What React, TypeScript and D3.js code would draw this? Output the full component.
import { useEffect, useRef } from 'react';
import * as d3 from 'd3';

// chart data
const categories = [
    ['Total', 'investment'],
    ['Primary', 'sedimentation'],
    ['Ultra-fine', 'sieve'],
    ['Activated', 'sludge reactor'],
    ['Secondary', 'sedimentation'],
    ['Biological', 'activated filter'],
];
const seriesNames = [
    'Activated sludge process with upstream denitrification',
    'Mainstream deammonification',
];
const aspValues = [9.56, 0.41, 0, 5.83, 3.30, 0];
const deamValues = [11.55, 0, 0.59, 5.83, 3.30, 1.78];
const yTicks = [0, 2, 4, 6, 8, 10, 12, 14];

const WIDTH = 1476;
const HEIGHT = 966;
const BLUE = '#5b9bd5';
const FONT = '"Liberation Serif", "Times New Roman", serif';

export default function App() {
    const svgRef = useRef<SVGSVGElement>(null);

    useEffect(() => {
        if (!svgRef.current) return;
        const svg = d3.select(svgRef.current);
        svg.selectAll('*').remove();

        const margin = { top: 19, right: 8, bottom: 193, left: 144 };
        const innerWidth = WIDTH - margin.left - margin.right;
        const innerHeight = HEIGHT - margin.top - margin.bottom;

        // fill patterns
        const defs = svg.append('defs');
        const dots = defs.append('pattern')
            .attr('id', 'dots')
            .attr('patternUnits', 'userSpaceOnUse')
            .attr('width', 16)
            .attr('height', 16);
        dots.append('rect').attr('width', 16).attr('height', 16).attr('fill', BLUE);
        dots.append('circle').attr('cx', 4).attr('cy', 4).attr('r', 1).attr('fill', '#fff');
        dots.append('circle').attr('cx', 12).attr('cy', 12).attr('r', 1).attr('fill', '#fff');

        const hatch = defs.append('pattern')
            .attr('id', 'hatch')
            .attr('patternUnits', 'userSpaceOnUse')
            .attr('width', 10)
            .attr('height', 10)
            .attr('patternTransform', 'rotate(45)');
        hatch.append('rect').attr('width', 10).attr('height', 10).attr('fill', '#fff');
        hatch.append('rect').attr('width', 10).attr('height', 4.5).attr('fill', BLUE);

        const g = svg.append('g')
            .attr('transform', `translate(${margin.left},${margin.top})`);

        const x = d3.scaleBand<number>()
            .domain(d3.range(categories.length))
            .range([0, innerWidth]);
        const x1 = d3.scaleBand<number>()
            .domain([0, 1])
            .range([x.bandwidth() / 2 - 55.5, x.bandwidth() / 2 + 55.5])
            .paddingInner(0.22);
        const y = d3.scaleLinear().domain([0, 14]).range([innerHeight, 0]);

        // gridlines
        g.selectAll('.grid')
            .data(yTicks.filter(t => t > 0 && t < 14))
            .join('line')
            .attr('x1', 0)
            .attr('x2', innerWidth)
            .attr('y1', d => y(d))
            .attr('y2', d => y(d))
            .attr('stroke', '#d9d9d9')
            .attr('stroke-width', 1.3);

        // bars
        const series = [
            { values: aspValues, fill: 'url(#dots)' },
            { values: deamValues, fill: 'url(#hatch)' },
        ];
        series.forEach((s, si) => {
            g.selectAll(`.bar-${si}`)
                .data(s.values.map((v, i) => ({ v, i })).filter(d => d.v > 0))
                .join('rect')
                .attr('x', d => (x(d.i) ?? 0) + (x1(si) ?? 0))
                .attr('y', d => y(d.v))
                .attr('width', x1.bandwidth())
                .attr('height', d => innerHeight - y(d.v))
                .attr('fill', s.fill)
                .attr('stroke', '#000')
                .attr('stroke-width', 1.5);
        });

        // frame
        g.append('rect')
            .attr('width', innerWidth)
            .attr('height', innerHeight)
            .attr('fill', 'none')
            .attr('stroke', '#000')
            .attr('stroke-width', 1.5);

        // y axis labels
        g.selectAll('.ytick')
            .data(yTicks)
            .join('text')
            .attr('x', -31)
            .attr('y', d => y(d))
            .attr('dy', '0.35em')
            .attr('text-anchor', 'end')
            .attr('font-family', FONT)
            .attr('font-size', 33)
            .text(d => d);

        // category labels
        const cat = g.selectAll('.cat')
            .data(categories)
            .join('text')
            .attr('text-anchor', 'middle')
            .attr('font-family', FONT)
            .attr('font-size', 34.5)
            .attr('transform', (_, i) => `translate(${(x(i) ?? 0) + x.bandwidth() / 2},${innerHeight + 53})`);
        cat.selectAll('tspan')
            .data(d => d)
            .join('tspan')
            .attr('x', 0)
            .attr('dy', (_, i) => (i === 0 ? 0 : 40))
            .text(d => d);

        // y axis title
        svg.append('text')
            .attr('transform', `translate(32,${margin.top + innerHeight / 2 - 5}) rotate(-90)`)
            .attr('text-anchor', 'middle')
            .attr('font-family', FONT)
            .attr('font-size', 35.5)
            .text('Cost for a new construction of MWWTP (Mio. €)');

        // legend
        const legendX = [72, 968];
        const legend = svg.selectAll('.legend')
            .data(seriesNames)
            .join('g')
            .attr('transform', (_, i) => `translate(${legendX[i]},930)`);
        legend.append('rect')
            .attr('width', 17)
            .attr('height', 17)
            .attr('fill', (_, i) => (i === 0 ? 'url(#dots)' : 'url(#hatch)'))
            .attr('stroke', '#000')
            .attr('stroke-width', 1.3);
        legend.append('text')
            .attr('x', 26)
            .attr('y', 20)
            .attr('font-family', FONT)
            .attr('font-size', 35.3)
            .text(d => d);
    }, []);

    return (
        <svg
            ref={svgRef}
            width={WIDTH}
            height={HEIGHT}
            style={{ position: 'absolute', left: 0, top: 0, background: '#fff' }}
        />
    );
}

▶ [Given instruction]: Your answer should be exactly the lines of the data above, from the first through the line containing "import * as d3 from 'd3';".

▶ [Result]:
What React, TypeScript and D3.js code would draw this? Output the full component.
import { useEffect, useRef } from 'react';
import * as d3 from 'd3';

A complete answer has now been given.